Gael Garcia Bernal has a world wide presence.  For many their introduction was with  "Y tu Mama También," with a level of explicitness not normal, but underneath the adolescent sex fantasies portrayed are satirical social and political comments.  Gael paired up again with his good friend Diego Luna in " Rudo y Cursi"  Diego went on to have a major role in "Milk."  Gael was able to have many international roles such as "Even the Rains" (with Luis Tosar)  "Rosewater" (Jon Stewart directing about Canadian journalist), " Motorcycle Diaries"  One that interested me and highly recommend was "No" in  Chile during the referendum on Pinochet.  All the opposition parties wanted to divide up a limited amount of time they were given, but instead the role of Gael with an advertising background went for a more pointed effort that succeeded.

"Silent Light" crossed my radar as Canadian novelist Miriam Towes has a role in it and her book, "All my Puny Sorrows" was recently selected for Hamilton Reads.  It was directed and written by Carlos Reygadas of Mexico and is set in Chihuahua, northern Mexico.  There is only a little contact with the Spanish speaking world as the Mennonites speak an obscure dialect, Plautdiesch amongst themselves.  It is a simple story, told at a slow pace and is not for impatient people.  It  reminds me of a young Mennonite boy from Mexico who used to help me delivering papers--Jake was the hardest worker I have ever met.  At the time it seemed strange that Mennonites migrated from Mexico to Canada, but this movie opened my understanding a little bit  (actually suggesting more questions).  Won a jury prize at Cannes and several other festival awards.

Argentina is the major South American Spanish producer.   My interest was sparked by Ricardo Darin and I was able to pick up a few of his films and expand my knowledge.  Juan Jose Campanella directed two of the more famous ones "Son of the Bride" and, Oscar winning  "Secret in their eyes"  Campanella also won Daytime Emmy award and spent most of his career in America.  "Nine Queens" was another well known one, for which I had seen a Bollywood copycat version.  Beautifully done, with the viewers being left in the lurch as much as the victim.   "XXY" had an unusual theme as a child had been born a hermaphrodite and was undecided which sex to choose and it gets complicated by a doctor with an agenda and a young boy discovering he is gay.  Directed and written by Lucia Puenzo who also did "The German Doctor", about a Nazi hiding in Argentina doing experiments as well as doctoring.

"The Education of Fairies", filmed in Spain" had an interesting line, ' I fell in love with two people at the same time."  "Carnacho" was literally about ambulance chasers.   Ricardo has made a lot of films that sound interesting, but are not accessible for me.
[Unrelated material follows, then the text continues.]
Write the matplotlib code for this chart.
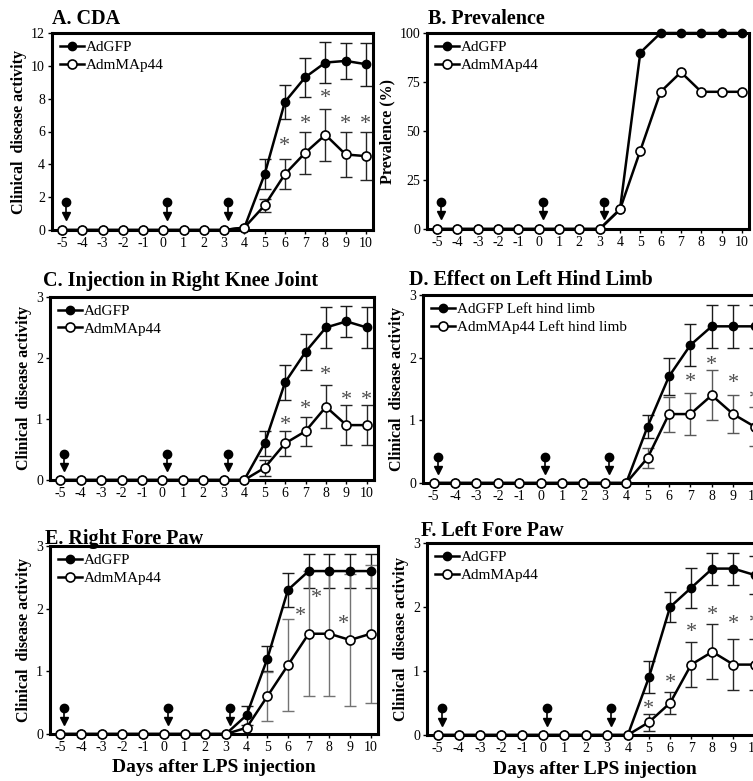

One I haven't seen, is "The Stranger," an English speaking film.   http://www.johnfdavidson.com/2015/04/ricardo-darin-brings-charm-from-html

Norma Aleandro's most famous movie was probably "The Official Story" which was political and very emotional.  I had seen her in an English language movie set in Uruguay,   Another famous film was "Son of the Bride.'  with Ricardo Darin.  She now seems to play grandmothers and mothers of grown children.  "Andres doesn't take Naps" also had a political undertone.  "Anita," a delightful movie about a woman with Downs syndrome whose mother is missing after a bomb explosion at a Jewish financial building.  She wanders around, at first interrupting a variety of personal situations, but also spreading love.  Norma Aleandro played the mother, but unfortunately was finished off early in the movie.  She is still active as she approaches 80.  The director/writer, Marcos Carnevale also wrote "Elsa and Fred" that I had recently seen a Hollywood version with Christopher Plummer and Shirley McLain.

"A Boyfriend for My Wife" in 2008 was the most popular film in Argentina that year.  Man feels henpecked by his wife and decides to find her a lover to take her off his hands.  His plan works, but he discovers that his wife has become a much more likeable person and he wants her back.
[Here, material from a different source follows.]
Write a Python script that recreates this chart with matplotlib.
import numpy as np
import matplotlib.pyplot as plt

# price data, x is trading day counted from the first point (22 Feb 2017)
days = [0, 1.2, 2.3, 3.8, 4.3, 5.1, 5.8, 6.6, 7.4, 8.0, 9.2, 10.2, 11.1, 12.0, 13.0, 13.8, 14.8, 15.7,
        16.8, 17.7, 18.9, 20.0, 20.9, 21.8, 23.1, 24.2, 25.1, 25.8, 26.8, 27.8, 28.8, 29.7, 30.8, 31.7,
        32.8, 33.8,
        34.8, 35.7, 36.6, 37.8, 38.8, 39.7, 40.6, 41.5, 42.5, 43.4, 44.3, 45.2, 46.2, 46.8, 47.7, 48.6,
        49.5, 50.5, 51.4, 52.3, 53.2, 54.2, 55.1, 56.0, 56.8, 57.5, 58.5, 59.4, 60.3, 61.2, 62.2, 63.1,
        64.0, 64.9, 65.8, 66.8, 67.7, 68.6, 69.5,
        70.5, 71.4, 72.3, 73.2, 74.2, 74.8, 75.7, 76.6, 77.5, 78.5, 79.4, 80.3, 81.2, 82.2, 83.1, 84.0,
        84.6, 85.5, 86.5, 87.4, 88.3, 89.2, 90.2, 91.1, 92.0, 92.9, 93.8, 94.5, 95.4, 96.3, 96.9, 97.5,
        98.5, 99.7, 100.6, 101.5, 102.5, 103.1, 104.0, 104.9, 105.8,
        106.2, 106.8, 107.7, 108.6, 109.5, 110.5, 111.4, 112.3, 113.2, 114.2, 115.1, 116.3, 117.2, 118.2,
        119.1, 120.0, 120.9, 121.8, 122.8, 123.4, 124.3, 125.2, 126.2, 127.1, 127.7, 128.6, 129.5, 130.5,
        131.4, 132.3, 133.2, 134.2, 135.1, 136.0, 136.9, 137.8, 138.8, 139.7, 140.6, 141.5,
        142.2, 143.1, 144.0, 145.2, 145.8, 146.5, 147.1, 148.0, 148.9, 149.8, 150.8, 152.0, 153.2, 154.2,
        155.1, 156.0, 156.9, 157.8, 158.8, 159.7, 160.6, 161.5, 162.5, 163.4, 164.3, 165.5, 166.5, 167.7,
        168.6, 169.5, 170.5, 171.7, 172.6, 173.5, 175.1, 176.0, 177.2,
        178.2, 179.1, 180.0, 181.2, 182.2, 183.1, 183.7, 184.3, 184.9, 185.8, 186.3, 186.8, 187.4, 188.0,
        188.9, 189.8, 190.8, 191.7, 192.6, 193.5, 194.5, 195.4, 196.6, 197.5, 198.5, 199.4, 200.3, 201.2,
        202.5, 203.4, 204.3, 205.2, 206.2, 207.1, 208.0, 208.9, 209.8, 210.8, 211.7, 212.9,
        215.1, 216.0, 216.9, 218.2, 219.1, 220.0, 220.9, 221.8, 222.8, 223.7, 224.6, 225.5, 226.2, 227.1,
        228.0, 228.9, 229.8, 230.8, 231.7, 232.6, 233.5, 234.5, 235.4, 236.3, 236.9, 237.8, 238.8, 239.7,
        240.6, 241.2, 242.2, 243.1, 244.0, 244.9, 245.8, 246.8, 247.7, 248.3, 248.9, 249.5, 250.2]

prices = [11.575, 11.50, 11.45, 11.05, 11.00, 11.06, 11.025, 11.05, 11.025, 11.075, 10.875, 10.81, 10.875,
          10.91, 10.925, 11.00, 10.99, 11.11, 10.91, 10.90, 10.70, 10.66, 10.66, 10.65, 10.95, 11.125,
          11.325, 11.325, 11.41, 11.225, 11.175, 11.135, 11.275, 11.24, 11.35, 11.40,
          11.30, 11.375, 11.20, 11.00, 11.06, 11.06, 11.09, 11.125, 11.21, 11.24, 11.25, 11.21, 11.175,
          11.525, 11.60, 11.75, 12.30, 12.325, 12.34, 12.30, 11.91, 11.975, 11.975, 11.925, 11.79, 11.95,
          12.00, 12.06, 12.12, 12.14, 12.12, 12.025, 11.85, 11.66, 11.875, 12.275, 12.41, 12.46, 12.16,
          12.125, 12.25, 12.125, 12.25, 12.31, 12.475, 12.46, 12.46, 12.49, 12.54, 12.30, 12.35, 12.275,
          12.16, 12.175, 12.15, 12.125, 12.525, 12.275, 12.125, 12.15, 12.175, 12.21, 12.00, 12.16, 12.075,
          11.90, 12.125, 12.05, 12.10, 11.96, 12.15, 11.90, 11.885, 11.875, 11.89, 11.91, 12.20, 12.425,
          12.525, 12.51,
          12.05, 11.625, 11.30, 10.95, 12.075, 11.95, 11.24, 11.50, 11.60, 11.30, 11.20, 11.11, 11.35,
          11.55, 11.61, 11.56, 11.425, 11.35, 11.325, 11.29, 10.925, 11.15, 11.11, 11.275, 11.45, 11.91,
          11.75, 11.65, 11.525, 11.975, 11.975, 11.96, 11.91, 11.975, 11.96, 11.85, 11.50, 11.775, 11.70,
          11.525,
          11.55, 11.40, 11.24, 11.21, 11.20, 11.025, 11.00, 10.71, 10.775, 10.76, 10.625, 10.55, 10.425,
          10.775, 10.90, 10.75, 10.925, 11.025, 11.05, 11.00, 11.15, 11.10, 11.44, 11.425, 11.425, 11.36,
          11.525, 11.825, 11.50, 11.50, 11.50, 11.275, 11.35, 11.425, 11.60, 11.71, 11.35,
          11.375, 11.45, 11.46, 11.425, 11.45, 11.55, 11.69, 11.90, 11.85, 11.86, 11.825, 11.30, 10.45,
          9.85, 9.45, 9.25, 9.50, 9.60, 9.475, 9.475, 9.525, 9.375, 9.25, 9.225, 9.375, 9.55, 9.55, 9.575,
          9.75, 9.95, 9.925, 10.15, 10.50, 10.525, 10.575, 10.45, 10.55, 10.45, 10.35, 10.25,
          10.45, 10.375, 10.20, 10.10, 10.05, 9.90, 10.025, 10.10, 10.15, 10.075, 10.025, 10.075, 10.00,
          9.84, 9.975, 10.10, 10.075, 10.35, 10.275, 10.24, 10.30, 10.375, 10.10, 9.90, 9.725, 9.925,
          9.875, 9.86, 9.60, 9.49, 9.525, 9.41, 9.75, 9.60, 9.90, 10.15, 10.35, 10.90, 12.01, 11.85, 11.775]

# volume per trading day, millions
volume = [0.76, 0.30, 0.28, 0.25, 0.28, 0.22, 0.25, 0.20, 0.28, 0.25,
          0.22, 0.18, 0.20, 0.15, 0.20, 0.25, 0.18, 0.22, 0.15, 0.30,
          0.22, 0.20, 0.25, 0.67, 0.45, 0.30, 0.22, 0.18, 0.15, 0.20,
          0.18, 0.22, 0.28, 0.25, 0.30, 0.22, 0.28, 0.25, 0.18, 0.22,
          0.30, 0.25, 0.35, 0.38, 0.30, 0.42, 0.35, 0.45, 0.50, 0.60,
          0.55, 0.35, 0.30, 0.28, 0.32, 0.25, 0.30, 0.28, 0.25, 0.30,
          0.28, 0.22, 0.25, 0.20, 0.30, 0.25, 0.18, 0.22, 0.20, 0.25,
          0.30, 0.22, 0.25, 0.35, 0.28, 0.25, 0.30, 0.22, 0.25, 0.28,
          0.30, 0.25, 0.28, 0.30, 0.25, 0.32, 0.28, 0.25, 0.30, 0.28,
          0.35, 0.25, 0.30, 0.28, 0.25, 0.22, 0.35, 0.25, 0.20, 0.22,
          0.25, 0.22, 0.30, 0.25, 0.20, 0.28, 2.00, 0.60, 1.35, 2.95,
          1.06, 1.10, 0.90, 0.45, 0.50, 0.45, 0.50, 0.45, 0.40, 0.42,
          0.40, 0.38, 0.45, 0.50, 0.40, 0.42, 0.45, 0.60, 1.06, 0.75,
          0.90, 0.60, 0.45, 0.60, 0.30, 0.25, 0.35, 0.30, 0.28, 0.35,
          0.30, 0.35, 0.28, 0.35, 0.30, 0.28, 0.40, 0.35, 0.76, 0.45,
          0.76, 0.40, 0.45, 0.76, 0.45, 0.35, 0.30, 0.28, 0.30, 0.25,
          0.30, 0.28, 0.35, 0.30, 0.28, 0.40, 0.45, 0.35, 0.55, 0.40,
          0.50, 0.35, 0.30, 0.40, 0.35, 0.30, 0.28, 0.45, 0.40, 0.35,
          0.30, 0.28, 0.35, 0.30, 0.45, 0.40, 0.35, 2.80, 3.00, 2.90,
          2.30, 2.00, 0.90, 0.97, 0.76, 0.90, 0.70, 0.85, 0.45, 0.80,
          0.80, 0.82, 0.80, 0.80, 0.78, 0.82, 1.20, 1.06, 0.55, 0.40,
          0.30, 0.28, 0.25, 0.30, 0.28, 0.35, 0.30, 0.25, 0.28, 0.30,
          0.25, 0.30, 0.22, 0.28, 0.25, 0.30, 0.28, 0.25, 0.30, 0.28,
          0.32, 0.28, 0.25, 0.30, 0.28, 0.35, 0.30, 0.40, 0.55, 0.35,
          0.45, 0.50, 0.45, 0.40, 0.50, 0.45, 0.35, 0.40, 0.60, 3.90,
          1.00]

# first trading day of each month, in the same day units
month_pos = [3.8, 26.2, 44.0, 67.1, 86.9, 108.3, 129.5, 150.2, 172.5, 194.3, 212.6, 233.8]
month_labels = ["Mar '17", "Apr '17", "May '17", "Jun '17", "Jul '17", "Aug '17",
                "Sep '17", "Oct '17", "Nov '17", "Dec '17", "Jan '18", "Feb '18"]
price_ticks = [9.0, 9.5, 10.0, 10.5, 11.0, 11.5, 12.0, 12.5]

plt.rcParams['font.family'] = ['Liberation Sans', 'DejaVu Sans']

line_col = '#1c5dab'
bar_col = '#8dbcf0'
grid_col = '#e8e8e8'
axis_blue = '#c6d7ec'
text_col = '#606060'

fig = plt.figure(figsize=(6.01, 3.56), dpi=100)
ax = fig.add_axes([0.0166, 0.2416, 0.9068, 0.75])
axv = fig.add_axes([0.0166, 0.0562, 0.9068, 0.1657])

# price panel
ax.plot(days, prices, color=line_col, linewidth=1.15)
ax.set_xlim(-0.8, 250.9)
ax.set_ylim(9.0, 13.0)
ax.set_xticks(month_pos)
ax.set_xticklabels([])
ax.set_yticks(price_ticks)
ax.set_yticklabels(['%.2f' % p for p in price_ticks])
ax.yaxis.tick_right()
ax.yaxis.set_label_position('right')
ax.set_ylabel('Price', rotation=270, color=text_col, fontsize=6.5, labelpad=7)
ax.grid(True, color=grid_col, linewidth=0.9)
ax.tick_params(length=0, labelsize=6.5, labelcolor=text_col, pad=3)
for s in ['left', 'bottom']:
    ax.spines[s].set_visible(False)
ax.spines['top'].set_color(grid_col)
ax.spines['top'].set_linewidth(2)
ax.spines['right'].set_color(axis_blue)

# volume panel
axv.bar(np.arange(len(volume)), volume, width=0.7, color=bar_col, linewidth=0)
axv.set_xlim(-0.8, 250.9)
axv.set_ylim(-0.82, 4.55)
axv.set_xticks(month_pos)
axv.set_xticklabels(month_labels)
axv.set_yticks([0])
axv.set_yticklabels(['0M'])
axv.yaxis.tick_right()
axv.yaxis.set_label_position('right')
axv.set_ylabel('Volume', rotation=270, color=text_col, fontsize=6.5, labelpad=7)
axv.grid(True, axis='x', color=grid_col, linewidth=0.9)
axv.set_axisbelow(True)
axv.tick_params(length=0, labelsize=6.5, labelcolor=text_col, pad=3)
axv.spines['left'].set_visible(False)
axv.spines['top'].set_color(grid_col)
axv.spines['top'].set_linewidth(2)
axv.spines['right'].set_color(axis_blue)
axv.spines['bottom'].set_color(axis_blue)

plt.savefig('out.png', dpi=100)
"Lilli's Apron" from 2004 was promoted as similar to "Mrs Doubtfire," but had a very serious undercoating.  Funny in many scenes with a man dressing as a woman to get a maid's job, but in this version he was covering for his wife who was suffering depression.

Peru got a movie to my local library,  "Undertow," which I avoided as I have seen enough gay movies, but this did have a different angle.  A happily married man with a wife about to give birth had a male lover, but the man died, and came back as a ghost.  The movie was about being yourself.  Excellent and memorable cinematography and music, some of which I bought on iTunes.
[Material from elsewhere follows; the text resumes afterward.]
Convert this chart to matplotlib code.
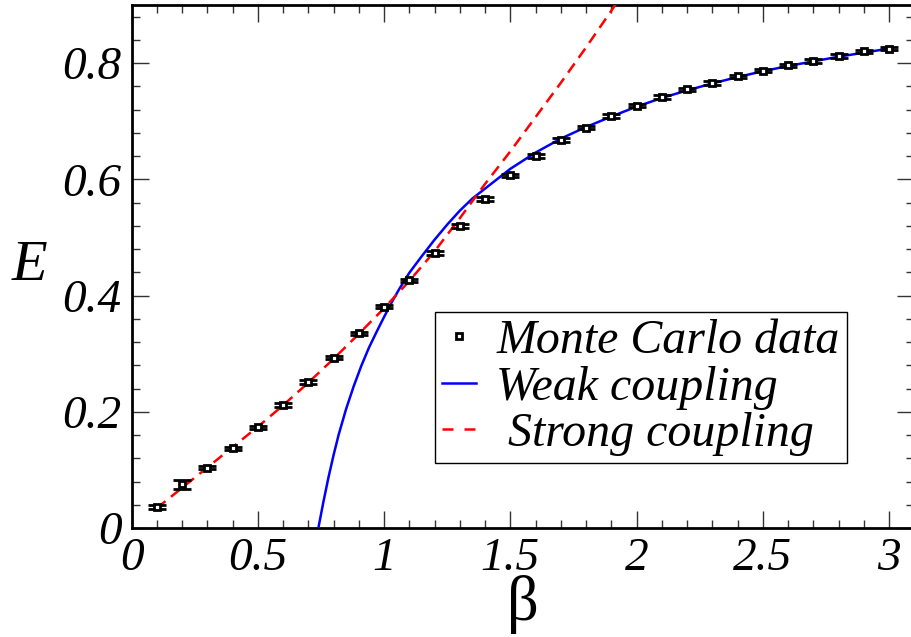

Last year I wrote a bit about Paraguay having an enjoyable movie called "7 Boxes."  Fairly simple and low budget, but well done.

From Colombia I saw"La Sirga"  which was a bleak film. The director was making political point, without talking politics or showing violence.  Colombia has a reputation of violence and corruption and rebellion and eventually you sense that is the pressurizing background.

With the millions of Hispanics in United States there is an American market for producing Hispanic films.   Tv. networks are well established and reflect the American Hispanic culture. "Ladron que Roba a Labron" (to rob a thief")  was con job movie.  They took the theme of tv commercials being (in some cases ) criminally misleading, particularly taking advantage of immigrants from Hispanic nations.  Many of the actors were chosen from American Hispanic television, but others with backgrounds in Argentina, Mexico and Cuba.

"Alambrista" is about an  immigrant form Mexico to California.  Robert M Young, an independent  producer released this film in 1977.  Most of the actors were inexperienced.   Some of the themes included 2nd marriages on the other side of the border and the concept of anchor baby at end.  Edward James Omos, better known for English speaking roles had a small role and does a special feature 33 years later.  He said the movie was meant to make you feel it is real, almost a documentary.  What would you do in their shoes?  Won a Cannes award and Robert M. Young went on to do many films and documentaries.

Spanish and English seem to work in parallel universes but there is overlapping.  The movies mentioned are all ones I have watched, (with a few noted exceptions. although a few of them were seen many years ago.